THE PEOPLE, Plaintiff and Respondent, v. ROY LEVINE, Defendant and Appellant.

COUNSEL

Linn Davis, under appointment by the Court of Appeal, for Defendant and Appellant.

Thomas C. Lynch, Attorney General, William E. James, Assistant Attorney General, Elizabeth Miller and John C. Hamilton, Deputy Attorneys General, for Plaintiff and Respondent. [276 Cal. App. 2d 207]

OPINION

HERNDON, J.

Defendant appeals from the judgment entered following a nonjury trial that resulted in his conviction of the crimes of robbery, two counts, and assault with intent to murder, one count. The matter was submitted upon the transcript of appellant's preliminary hearing and no evidence was presented by way of defense. The evidence of appellant's guilt is conclusive. It was not challenged in the court below and is not disputed on this appeal.

Appellant contends (1) that his pre-arrest identification was improper in that it failed to comply with the rules enunciated in United States v. Wade, 388 U.S. 218 [18 L. Ed. 2d 1149, 87 S. Ct. 1926], and Gilbert v. California, 388 U.S. 263 [18 L. Ed. 2d 1178, 87 S. Ct. 1951], and Stovall v. Denno, 388 U.S. 293 [18 L. Ed. 2d 1199, 87 S. Ct. 1967]; and (2) that, insofar as the sentence imposed herein is intelligible, it appears to subject him to double punishment in violation of Penal Code section 654.

[1] Appellant's initial contention is wholly without merit.
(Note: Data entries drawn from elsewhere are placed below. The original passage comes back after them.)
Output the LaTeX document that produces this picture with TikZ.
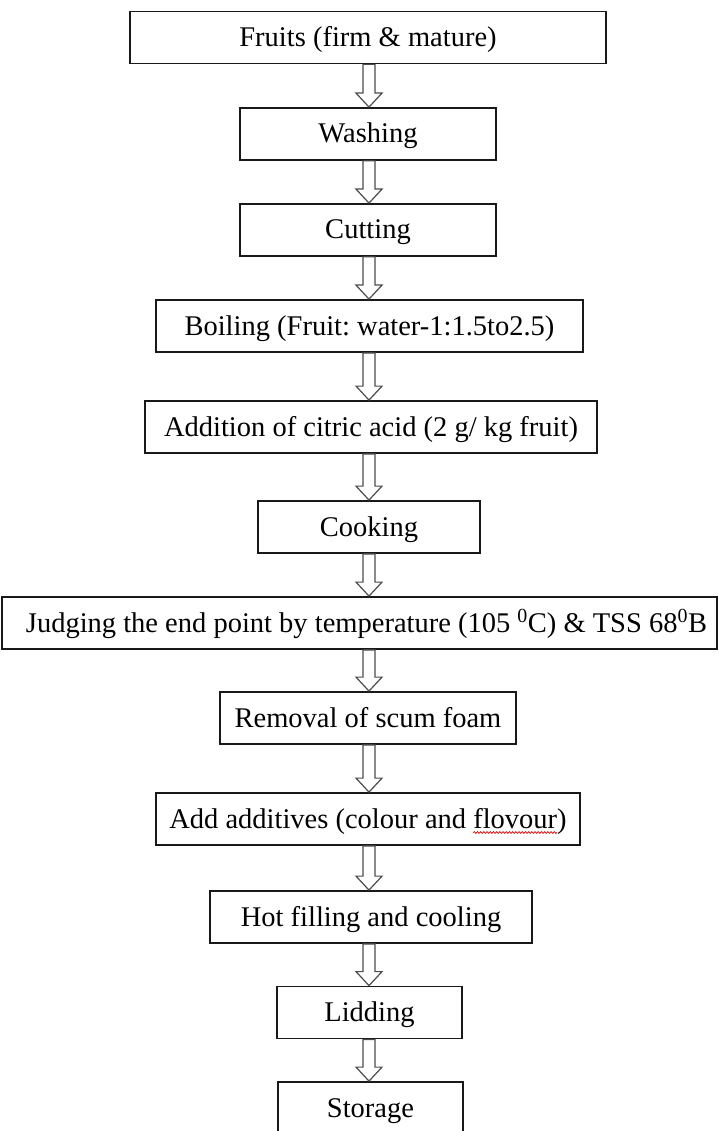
\documentclass[tikz,border=0pt]{standalone}
\usepackage{fontspec}
\setmainfont{Liberation Serif}
\usetikzlibrary{calc,decorations.pathmorphing}
\frenchspacing

% red wavy underline, as left by a spell checker
\newsavebox\wavebox
\newcommand\redwave[1]{%
  \sbox\wavebox{#1}%
  \rlap{\tikz[overlay,baseline=0pt,x=1pt,y=1pt]
    \draw[red!85!black, line width=0.7pt, decorate,
          decoration={snake,amplitude=0.9pt,segment length=3.2pt}]
      (0,-4.5) -- (\wd\wavebox,-4.5);}%
  \usebox\wavebox}

\tikzset{
  stepbox/.style={draw=black!90, line width=1.8pt, fill=white, text=black,
    inner sep=0pt, minimum height=52pt, text height=24pt, text depth=6pt,
    font=\fontsize{28.5}{34}\selectfont},
  hollowarrow/.style={draw=black!70, line width=1.2pt, fill=white, line join=miter},
}

% hollow block arrow from the bottom of one box to the top of the next
\newcommand\flowarrow[2]{%
  \draw[hollowarrow] let \p1=(#1.south), \p2=(#2.north), \p3=(axis) in
    ({\x3-6pt},\y1) -- ({\x3-6pt},{\y2+14pt}) -- ({\x3-13pt},{\y2+14pt})
    -- (\x3,\y2) -- ({\x3+13pt},{\y2+14pt}) -- ({\x3+6pt},{\y2+14pt})
    -- ({\x3+6pt},\y1) -- cycle;}

\begin{document}
\begin{tikzpicture}[x=1pt,y=-1pt]
\useasboundingbox (0,0) rectangle (719,1131);
\clip (0,0) rectangle (719,1131);
\fill[white] (0,0) rectangle (719,1131);

\coordinate (axis) at (369,0);

\node[stepbox, minimum width=476pt] (fruits)   at (368,37.5)   {Fruits (firm \& mature)};
\node[stepbox, minimum width=256pt] (washing)  at (368,134)    {Washing};
\node[stepbox, minimum width=256pt] (cutting)  at (368,230)    {Cutting};
\node[stepbox, minimum width=427pt] (boiling)  at (369.5,326)  {Boiling (Fruit: water-1:1.5to2.5)};
\node[stepbox, minimum width=452pt] (citric)   at (371,427)    {Addition of citric acid (2 g/ kg fruit)};
\node[stepbox, minimum width=222pt] (cooking)  at (369,527)    {Cooking};
\node[stepbox, minimum width=715pt] (judging)  at (359.5,623)  {\hspace*{14pt}Judging the end point by temperature (105 \textsuperscript{0}C) \& TSS 68\textsuperscript{0}B};
\node[stepbox, minimum width=296pt] (scum)     at (368,718)    {Removal of scum foam};
\node[stepbox, minimum width=424pt] (additive) at (368,819)    {Add additives (colour and \redwave{flovour})};
\node[stepbox, minimum width=322pt] (filling)  at (371,917)    {Hot filling and cooling};
\node[stepbox, minimum width=185pt] (lidding)  at (369.5,1012.5) {Lidding};
\node[stepbox, minimum width=185pt] (storage)  at (370.5,1108) {Storage};

\flowarrow{fruits}{washing}
\flowarrow{washing}{cutting}
\flowarrow{cutting}{boiling}
\flowarrow{boiling}{citric}
\flowarrow{citric}{cooking}
\flowarrow{cooking}{judging}
\flowarrow{judging}{scum}
\flowarrow{scum}{additive}
\flowarrow{additive}{filling}
\flowarrow{filling}{lidding}
\flowarrow{lidding}{storage}
\end{tikzpicture}
\end{document}
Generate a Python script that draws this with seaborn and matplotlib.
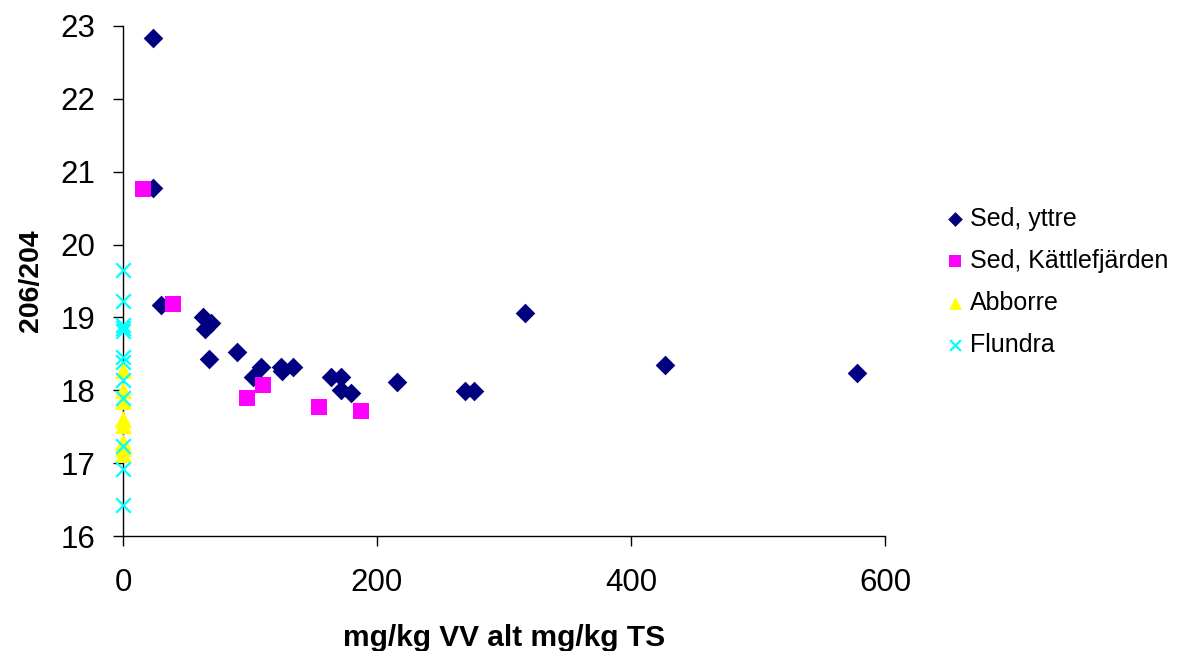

At about 3:50 a.m. on November 16, 1967, appellant, at gun point, robbed both Henry Hall, the owner of a gas station in Los Angeles, and his employee, Cornelius Jones. As appellant was leaving the premises, Hall reached for a gun. Appellant saw this movement and in the ensuing battle Hall was shot three times and appellant was struck in the head by Jones with a bottle. Appellant's head bled freely with blood falling onto the ground and onto the money clutched in appellant's hand. Appellant dropped his gun which was picked up by a fireman who chanced upon the scene. Although told by the fireman to remain on the premises, appellant wandered off down the street.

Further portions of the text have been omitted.